Bergamino di Bufala is a roughly four-pound square, resembling a thick Taleggio in shape. The rind is thin and edible, but cut it away if you don’t like the taste. The interior is off-white to pale ivory with many tiny openings, a moist texture and a faint mushroom aroma. The flavor is milky, sweet and delicate, with bright acidity in the finish. The importer estimates that it’s only matured for three to four weeks, and it isn’t intended for keeping. Its subtlety calls for a light- to medium-bodied white wine, like a Gavi or Pinot Grigio.
Currently, Northern California Whole Foods have snapped up almost all of the supply for a regional promotion. I purchased some at Sunshine Foods in St. Helena at $26.99 a pound, but you may not find the cheese elsewhere until the Whole Foods promotion ends.

Olives in the Hot Seat


Although I keep my olives in the refrigerator, I never serve them cold.
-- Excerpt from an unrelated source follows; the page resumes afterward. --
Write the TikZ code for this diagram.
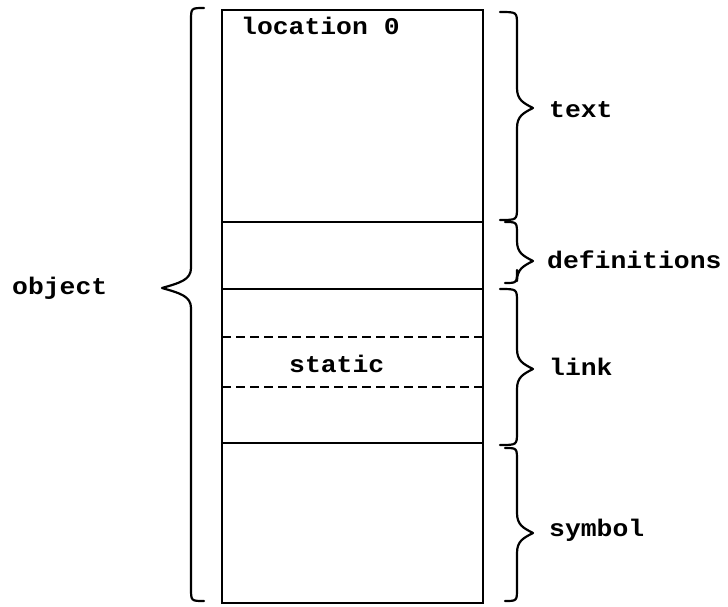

A gentle warming in olive oil heightens their flavor and gives me the chance to add seasonings, like crushed fennel seed, oregano or sliced garlic. Warm green olives with aged cheese, like Vella Dry Jack or Manchego, is one of the simplest appetizers you can make. You’ll find the recipe on my web site, along with several other winter favorites. To drink? Fino sherry for me—preferably straight from the fridge.